Les mesures des températures et de la déformation mettent en lumière l'importance de la prise en compte du comportement du béton au jeune âge. L’approfondissement des connaissances sur les microfissures qui se forment pendant la phase de durcissement du béton apportera un éclairage sur le concept de « fatigue » d’une fondation existante résultant des charges cycliques au fil du temps.

La réalisation d’un modèle de fondation à l’échelle 1/10 au laboratoire GEOMAS de l’INSA Lyon s’est basée sur les propriétés de véritables fondations pour compléter les analyses (simulations numériques, théorie de processus de réduction d’échelle).

Les essais effectués démontrent la possibilité de positionner sur les fondations existantes une masse supplémentaire de béton armé pour soutenir la charge des éoliennes de prochaine génération.
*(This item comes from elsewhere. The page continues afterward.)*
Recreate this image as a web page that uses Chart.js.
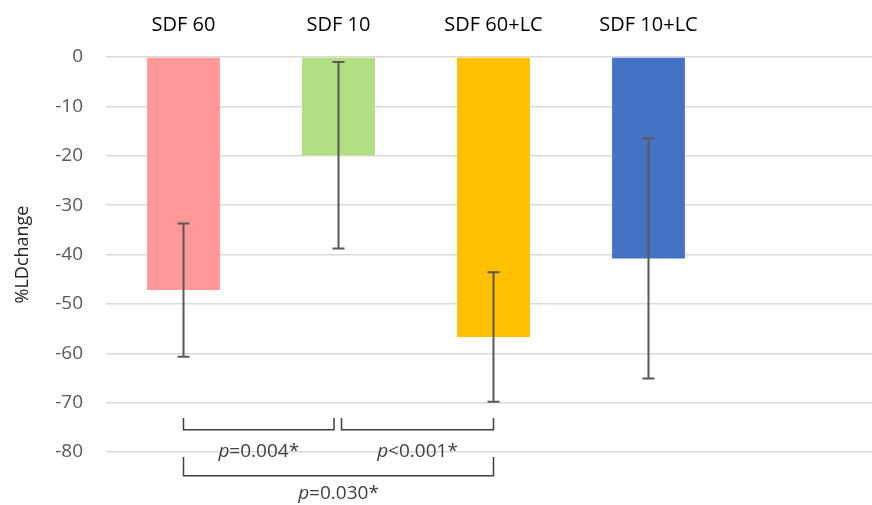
<!DOCTYPE html>
<html>
<head>
<meta charset="utf-8">
<script src="https://cdn.jsdelivr.net/npm/chart.js@4/dist/chart.umd.min.js"></script>
<style>
  html, body { margin: 0; padding: 0; background: #fff; overflow: hidden; }
  #wrap { position: absolute; left: 0; top: 0; width: 890px; height: 505px; }
</style>
</head>
<body>
<div id="wrap"><canvas id="c" width="890" height="505"></canvas></div>
<script>
// ---- data ----
const categories = ['SDF 60', 'SDF 10', 'SDF 60+LC', 'SDF 10+LC', ''];
const meanChange = [-47.2, -19.9, -56.7, -40.8];
const errorSize = [13.5, 18.9, 13.1, 24.3];
const barColors = ['#FF9999', '#B3DE81', '#FFC000', '#4472C4'];
const yTickValues = [0, -10, -20, -30, -40, -50, -60, -70, -80];
const comparisons = [
  { from: 0, to: 1, p: 'p', rest: '=0.004*', row: 0 },
  { from: 1, to: 2, p: 'p', rest: '<0.001*', row: 0 },
  { from: 0, to: 2, p: 'p', rest: '=0.030*', row: 1 }
];

// ---- style constants ----
const FONT = '"Open Sans", "Noto Sans", sans-serif';
const P_SIZE = 19;
const bracketRows = [
  { tickTop: -73.1, line: -75.5, text: -80.0 },
  { tickTop: -81.0, line: -84.8, text: -88.4 }
];

const errorBarPlugin = {
  id: 'errorBars',
  afterDatasetsDraw(chart) {
    const ctx = chart.ctx;
    const meta = chart.getDatasetMeta(0);
    const y = chart.scales.y;
    ctx.save();
    ctx.strokeStyle = '#595959';
    ctx.lineWidth = 2;
    meta.data.forEach((bar, i) => {
      const x = bar.x;
      const yt = y.getPixelForValue(meanChange[i] + errorSize[i]);
      const yb = y.getPixelForValue(meanChange[i] - errorSize[i]);
      ctx.beginPath();
      ctx.moveTo(x, yt); ctx.lineTo(x, yb);
      ctx.moveTo(x - 6, yt); ctx.lineTo(x + 6, yt);
      ctx.moveTo(x - 6, yb); ctx.lineTo(x + 6, yb);
      ctx.stroke();
    });
    ctx.restore();
  },
  afterDraw(chart) {
    const ctx = chart.ctx;
    const xs = chart.scales.x;
    const y = chart.scales.y;
    ctx.save();
    ctx.strokeStyle = '#404040';
    ctx.lineWidth = 1.5;
    comparisons.forEach((c) => {
      const r = bracketRows[c.row];
      let xl = xs.getPixelForValue(c.from);
      let xr = xs.getPixelForValue(c.to);
      comparisons.forEach((o) => {
        if (o !== c && o.row === c.row) {
          if (o.to === c.from) xl += 3;
          if (o.from === c.to) xr -= 4.5;
        }
      });
      const yt = y.getPixelForValue(r.tickTop);
      const yl = y.getPixelForValue(r.line);
      ctx.beginPath();
      ctx.moveTo(xl, yt); ctx.lineTo(xl, yl); ctx.lineTo(xr, yl); ctx.lineTo(xr, yt);
      ctx.stroke();
      const ty = y.getPixelForValue(r.text);
      ctx.fillStyle = '#404040';
      ctx.textBaseline = 'middle';
      ctx.font = 'italic ' + P_SIZE + 'px ' + FONT;
      const wp = ctx.measureText(c.p).width;
      ctx.font = P_SIZE + 'px ' + FONT;
      const wr = ctx.measureText(c.rest).width;
      const cx = (xl + xr) / 2;
      const start = cx - (wp + wr) / 2;
      ctx.textAlign = 'left';
      ctx.font = 'italic ' + P_SIZE + 'px ' + FONT;
      ctx.fillText(c.p, start, ty);
      ctx.font = P_SIZE + 'px ' + FONT;
      ctx.fillText(c.rest, start + wp, ty);
    });
    ctx.restore();
  }
};

new Chart(document.getElementById('c'), {
  type: 'bar',
  data: {
    labels: categories,
    datasets: [{
      data: meanChange,
      backgroundColor: barColors,
      borderWidth: 0,
      barPercentage: 0.47,
      categoryPercentage: 1.0
    }]
  },
  options: {
    responsive: false,
    animation: false,
    events: [],
    layout: { padding: { top: 0, bottom: 53, right: 9, left: 0 } },
    plugins: { legend: { display: false }, tooltip: { enabled: false } },
    scales: {
      x: {
        position: 'top',
        afterFit(scale) { scale.height = 57; },
        grid: { display: false, drawTicks: false },
        border: { display: false },
        ticks: { color: '#000000', font: { family: FONT, size: 20 }, padding: 20, maxRotation: 0 }
      },
      y: {
        min: -80, max: 0,
        afterBuildTicks(scale) { scale.ticks = yTickValues.map(v => ({ value: v })); },
        afterFit(scale) { scale.width = 106; },
        grid: { color: '#D9D9D9', lineWidth: 1.5, drawTicks: false },
        border: { display: false },
        ticks: { color: '#595959', font: { family: FONT, size: 19 }, padding: 23 },
        title: { display: true, text: '%LDchange', color: '#262626', font: { family: FONT, size: 18 }, padding: { top: 12, bottom: 0 } }
      }
    }
  },
  plugins: [errorBarPlugin]
});
</script>
</body>
</html>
Cette technique innovante permettra le renouvellement du parc éolien tout en limitant l’artificialisation de nouveaux espaces, avec un gain économique et de nouveaux horizons pour cette filière.

Les avancées du projet FEDRE présentées au Colloque National Eolien d’octobre 2021

Aujourd’hui, le projet FEDRE compte déjà deux fondations instrumentées - démonstrateurs - sur des éoliennes en exploitation. Le premier démonstrateur a permis de récolter et interpréter plus d’un an de mesures. Un suivi des caractéristiques du béton au jeune âge est effectué sur le deuxième démonstrateur coulé en fin d’année 2020 et opérationnel depuis quelques mois.

Un programme d’essais sera engagé prochainement sur la maquette à l’échelle 1/10 coulée à l'INSA Lyon. Une avancée supplémentaire porte sur l’identification d’une première solution de repowering. D’autres solutions sont actuellement en cours de recherche.


1Loi d’août 2015 relative à la Transition énergétique pour la croissance verte ; Stratégie Nationale Bas Carbone de novembre 2015 qui intègre l’objectif de neutralité carbone à l’horizon 2050.
2Loi Climat et Résilience de juillet 2021 : le zéro artificialisation nette devra être atteint d’ici 2050.
3 : Phase jusqu’à 28 jours après le moulage au cours de laquelle le béton atteint une certaine résistance.